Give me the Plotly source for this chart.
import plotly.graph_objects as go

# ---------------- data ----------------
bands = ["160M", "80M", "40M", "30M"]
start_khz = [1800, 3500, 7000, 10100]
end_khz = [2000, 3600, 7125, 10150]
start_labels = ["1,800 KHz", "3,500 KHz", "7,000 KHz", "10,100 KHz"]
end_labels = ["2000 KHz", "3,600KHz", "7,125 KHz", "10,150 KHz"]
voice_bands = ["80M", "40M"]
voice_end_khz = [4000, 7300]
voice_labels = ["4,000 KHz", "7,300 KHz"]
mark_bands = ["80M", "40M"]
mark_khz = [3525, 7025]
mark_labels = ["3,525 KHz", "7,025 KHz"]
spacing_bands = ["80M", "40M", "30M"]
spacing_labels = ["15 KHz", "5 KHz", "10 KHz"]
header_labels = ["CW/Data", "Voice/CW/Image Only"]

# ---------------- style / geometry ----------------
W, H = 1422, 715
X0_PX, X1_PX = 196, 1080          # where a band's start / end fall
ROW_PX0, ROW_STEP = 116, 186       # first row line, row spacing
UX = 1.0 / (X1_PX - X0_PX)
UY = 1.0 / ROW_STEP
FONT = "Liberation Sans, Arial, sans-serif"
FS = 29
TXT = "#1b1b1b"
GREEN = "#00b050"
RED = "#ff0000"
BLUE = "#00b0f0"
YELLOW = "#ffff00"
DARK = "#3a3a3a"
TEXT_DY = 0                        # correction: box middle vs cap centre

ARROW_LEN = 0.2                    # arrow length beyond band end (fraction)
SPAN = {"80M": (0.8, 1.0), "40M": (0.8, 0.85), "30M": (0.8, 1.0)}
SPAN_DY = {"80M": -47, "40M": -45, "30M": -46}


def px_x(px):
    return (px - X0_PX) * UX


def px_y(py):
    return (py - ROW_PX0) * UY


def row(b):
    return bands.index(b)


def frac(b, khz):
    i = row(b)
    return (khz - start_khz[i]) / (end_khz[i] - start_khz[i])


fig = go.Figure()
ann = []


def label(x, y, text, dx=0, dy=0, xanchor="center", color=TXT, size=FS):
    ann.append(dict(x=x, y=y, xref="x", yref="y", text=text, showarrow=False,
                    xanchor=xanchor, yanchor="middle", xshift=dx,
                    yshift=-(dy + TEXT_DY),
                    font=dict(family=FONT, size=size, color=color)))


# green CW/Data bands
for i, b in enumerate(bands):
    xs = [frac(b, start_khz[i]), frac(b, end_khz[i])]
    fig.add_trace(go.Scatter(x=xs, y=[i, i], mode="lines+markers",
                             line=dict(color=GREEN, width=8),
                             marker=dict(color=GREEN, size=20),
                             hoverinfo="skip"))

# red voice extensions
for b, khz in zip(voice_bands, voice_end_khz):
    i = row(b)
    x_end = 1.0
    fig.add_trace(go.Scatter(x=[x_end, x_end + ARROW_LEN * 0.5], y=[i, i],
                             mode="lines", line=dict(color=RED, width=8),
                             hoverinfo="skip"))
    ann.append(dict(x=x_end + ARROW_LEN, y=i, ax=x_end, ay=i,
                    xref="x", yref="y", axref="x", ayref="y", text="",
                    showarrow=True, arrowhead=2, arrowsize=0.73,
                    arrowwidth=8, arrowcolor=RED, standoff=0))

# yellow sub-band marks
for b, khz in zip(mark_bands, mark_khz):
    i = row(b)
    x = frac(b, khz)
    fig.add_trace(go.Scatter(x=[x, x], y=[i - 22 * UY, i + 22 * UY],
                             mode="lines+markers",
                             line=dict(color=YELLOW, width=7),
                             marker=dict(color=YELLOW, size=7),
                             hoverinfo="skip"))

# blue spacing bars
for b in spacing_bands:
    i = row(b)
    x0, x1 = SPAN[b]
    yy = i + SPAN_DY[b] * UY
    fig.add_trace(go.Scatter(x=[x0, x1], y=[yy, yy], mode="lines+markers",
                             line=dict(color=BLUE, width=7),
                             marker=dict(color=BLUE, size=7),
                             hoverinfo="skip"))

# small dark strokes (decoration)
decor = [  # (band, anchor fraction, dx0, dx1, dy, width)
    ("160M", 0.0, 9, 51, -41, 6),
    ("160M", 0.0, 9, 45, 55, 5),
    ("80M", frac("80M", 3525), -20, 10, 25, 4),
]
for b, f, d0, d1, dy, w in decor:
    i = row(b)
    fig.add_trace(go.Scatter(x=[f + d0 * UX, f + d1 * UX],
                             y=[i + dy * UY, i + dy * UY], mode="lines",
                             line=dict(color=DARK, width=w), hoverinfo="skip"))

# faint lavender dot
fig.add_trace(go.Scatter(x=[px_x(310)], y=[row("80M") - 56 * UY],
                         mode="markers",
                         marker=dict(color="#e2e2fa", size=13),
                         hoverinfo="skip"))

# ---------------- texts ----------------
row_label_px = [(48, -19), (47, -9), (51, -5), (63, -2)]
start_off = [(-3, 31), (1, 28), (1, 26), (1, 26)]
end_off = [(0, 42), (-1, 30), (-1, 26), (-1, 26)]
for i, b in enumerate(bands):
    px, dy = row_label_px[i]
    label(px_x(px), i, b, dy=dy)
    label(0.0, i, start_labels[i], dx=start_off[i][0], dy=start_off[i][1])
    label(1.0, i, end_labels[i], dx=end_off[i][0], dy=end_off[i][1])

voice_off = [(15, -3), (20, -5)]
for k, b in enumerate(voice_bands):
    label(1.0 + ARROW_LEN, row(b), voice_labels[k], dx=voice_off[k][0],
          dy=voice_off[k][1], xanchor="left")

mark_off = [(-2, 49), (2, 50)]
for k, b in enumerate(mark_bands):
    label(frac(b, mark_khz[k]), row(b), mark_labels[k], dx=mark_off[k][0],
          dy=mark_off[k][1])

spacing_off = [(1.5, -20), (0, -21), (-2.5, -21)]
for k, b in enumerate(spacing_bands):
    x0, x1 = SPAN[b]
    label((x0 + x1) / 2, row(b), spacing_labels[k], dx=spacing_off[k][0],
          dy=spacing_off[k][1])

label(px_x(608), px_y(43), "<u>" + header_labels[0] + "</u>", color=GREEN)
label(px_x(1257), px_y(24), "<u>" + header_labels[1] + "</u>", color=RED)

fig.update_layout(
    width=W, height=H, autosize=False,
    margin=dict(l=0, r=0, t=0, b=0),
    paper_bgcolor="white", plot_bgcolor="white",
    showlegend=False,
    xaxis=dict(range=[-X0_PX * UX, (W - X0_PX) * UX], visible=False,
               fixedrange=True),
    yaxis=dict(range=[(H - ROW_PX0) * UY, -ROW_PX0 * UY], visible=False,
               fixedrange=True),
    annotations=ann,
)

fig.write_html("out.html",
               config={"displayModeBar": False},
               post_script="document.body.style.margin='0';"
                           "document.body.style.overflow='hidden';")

Exercise description
Extract all of the material exactly as it is written.

Result of the exercise
Give me the Plotly source for this chart.
import plotly.graph_objects as go

# ---------------- data ----------------
bands = ["160M", "80M", "40M", "30M"]
start_khz = [1800, 3500, 7000, 10100]
end_khz = [2000, 3600, 7125, 10150]
start_labels = ["1,800 KHz", "3,500 KHz", "7,000 KHz", "10,100 KHz"]
end_labels = ["2000 KHz", "3,600KHz", "7,125 KHz", "10,150 KHz"]
voice_bands = ["80M", "40M"]
voice_end_khz = [4000, 7300]
voice_labels = ["4,000 KHz", "7,300 KHz"]
mark_bands = ["80M", "40M"]
mark_khz = [3525, 7025]
mark_labels = ["3,525 KHz", "7,025 KHz"]
spacing_bands = ["80M", "40M", "30M"]
spacing_labels = ["15 KHz", "5 KHz", "10 KHz"]
header_labels = ["CW/Data", "Voice/CW/Image Only"]

# ---------------- style / geometry ----------------
W, H = 1422, 715
X0_PX, X1_PX = 196, 1080          # where a band's start / end fall
ROW_PX0, ROW_STEP = 116, 186       # first row line, row spacing
UX = 1.0 / (X1_PX - X0_PX)
UY = 1.0 / ROW_STEP
FONT = "Liberation Sans, Arial, sans-serif"
FS = 29
TXT = "#1b1b1b"
GREEN = "#00b050"
RED = "#ff0000"
BLUE = "#00b0f0"
YELLOW = "#ffff00"
DARK = "#3a3a3a"
TEXT_DY = 0                        # correction: box middle vs cap centre

ARROW_LEN = 0.2                    # arrow length beyond band end (fraction)
SPAN = {"80M": (0.8, 1.0), "40M": (0.8, 0.85), "30M": (0.8, 1.0)}
SPAN_DY = {"80M": -47, "40M": -45, "30M": -46}


def px_x(px):
    return (px - X0_PX) * UX


def px_y(py):
    return (py - ROW_PX0) * UY


def row(b):
    return bands.index(b)


def frac(b, khz):
    i = row(b)
    return (khz - start_khz[i]) / (end_khz[i] - start_khz[i])


fig = go.Figure()
ann = []


def label(x, y, text, dx=0, dy=0, xanchor="center", color=TXT, size=FS):
    ann.append(dict(x=x, y=y, xref="x", yref="y", text=text, showarrow=False,
                    xanchor=xanchor, yanchor="middle", xshift=dx,
                    yshift=-(dy + TEXT_DY),
                    font=dict(family=FONT, size=size, color=color)))


# green CW/Data bands
for i, b in enumerate(bands):
    xs = [frac(b, start_khz[i]), frac(b, end_khz[i])]
    fig.add_trace(go.Scatter(x=xs, y=[i, i], mode="lines+markers",
                             line=dict(color=GREEN, width=8),
                             marker=dict(color=GREEN, size=20),
                             hoverinfo="skip"))

# red voice extensions
for b, khz in zip(voice_bands, voice_end_khz):
    i = row(b)
    x_end = 1.0
    fig.add_trace(go.Scatter(x=[x_end, x_end + ARROW_LEN * 0.5], y=[i, i],
                             mode="lines", line=dict(color=RED, width=8),
                             hoverinfo="skip"))
    ann.append(dict(x=x_end + ARROW_LEN, y=i, ax=x_end, ay=i,
                    xref="x", yref="y", axref="x", ayref="y", text="",
                    showarrow=True, arrowhead=2, arrowsize=0.73,
                    arrowwidth=8, arrowcolor=RED, standoff=0))

# yellow sub-band marks
for b, khz in zip(mark_bands, mark_khz):
    i = row(b)
    x = frac(b, khz)
    fig.add_trace(go.Scatter(x=[x, x], y=[i - 22 * UY, i + 22 * UY],
                             mode="lines+markers",
                             line=dict(color=YELLOW, width=7),
                             marker=dict(color=YELLOW, size=7),
                             hoverinfo="skip"))

# blue spacing bars
for b in spacing_bands:
    i = row(b)
    x0, x1 = SPAN[b]
    yy = i + SPAN_DY[b] * UY
    fig.add_trace(go.Scatter(x=[x0, x1], y=[yy, yy], mode="lines+markers",
                             line=dict(color=BLUE, width=7),
                             marker=dict(color=BLUE, size=7),
                             hoverinfo="skip"))

# small dark strokes (decoration)
decor = [  # (band, anchor fraction, dx0, dx1, dy, width)
    ("160M", 0.0, 9, 51, -41, 6),
    ("160M", 0.0, 9, 45, 55, 5),
    ("80M", frac("80M", 3525), -20, 10, 25, 4),
]
for b, f, d0, d1, dy, w in decor:
    i = row(b)
    fig.add_trace(go.Scatter(x=[f + d0 * UX, f + d1 * UX],
                             y=[i + dy * UY, i + dy * UY], mode="lines",
                             line=dict(color=DARK, width=w), hoverinfo="skip"))

# faint lavender dot
fig.add_trace(go.Scatter(x=[px_x(310)], y=[row("80M") - 56 * UY],
                         mode="markers",
                         marker=dict(color="#e2e2fa", size=13),
                         hoverinfo="skip"))

# ---------------- texts ----------------
row_label_px = [(48, -19), (47, -9), (51, -5), (63, -2)]
start_off = [(-3, 31), (1, 28), (1, 26), (1, 26)]
end_off = [(0, 42), (-1, 30), (-1, 26), (-1, 26)]
for i, b in enumerate(bands):
    px, dy = row_label_px[i]
    label(px_x(px), i, b, dy=dy)
    label(0.0, i, start_labels[i], dx=start_off[i][0], dy=start_off[i][1])
    label(1.0, i, end_labels[i], dx=end_off[i][0], dy=end_off[i][1])

voice_off = [(15, -3), (20, -5)]
for k, b in enumerate(voice_bands):
    label(1.0 + ARROW_LEN, row(b), voice_labels[k], dx=voice_off[k][0],
          dy=voice_off[k][1], xanchor="left")

mark_off = [(-2, 49), (2, 50)]
for k, b in enumerate(mark_bands):
    label(frac(b, mark_khz[k]), row(b), mark_labels[k], dx=mark_off[k][0],
          dy=mark_off[k][1])

spacing_off = [(1.5, -20), (0, -21), (-2.5, -21)]
for k, b in enumerate(spacing_bands):
    x0, x1 = SPAN[b]
    label((x0 + x1) / 2, row(b), spacing_labels[k], dx=spacing_off[k][0],
          dy=spacing_off[k][1])

label(px_x(608), px_y(43), "<u>" + header_labels[0] + "</u>", color=GREEN)
label(px_x(1257), px_y(24), "<u>" + header_labels[1] + "</u>", color=RED)

fig.update_layout(
    width=W, height=H, autosize=False,
    margin=dict(l=0, r=0, t=0, b=0),
    paper_bgcolor="white", plot_bgcolor="white",
    showlegend=False,
    xaxis=dict(range=[-X0_PX * UX, (W - X0_PX) * UX], visible=False,
               fixedrange=True),
    yaxis=dict(range=[(H - ROW_PX0) * UY, -ROW_PX0 * UY], visible=False,
               fixedrange=True),
    annotations=ann,
)

fig.write_html("out.html",
               config={"displayModeBar": False},
               post_script="document.body.style.margin='0';"
                           "document.body.style.overflow='hidden';")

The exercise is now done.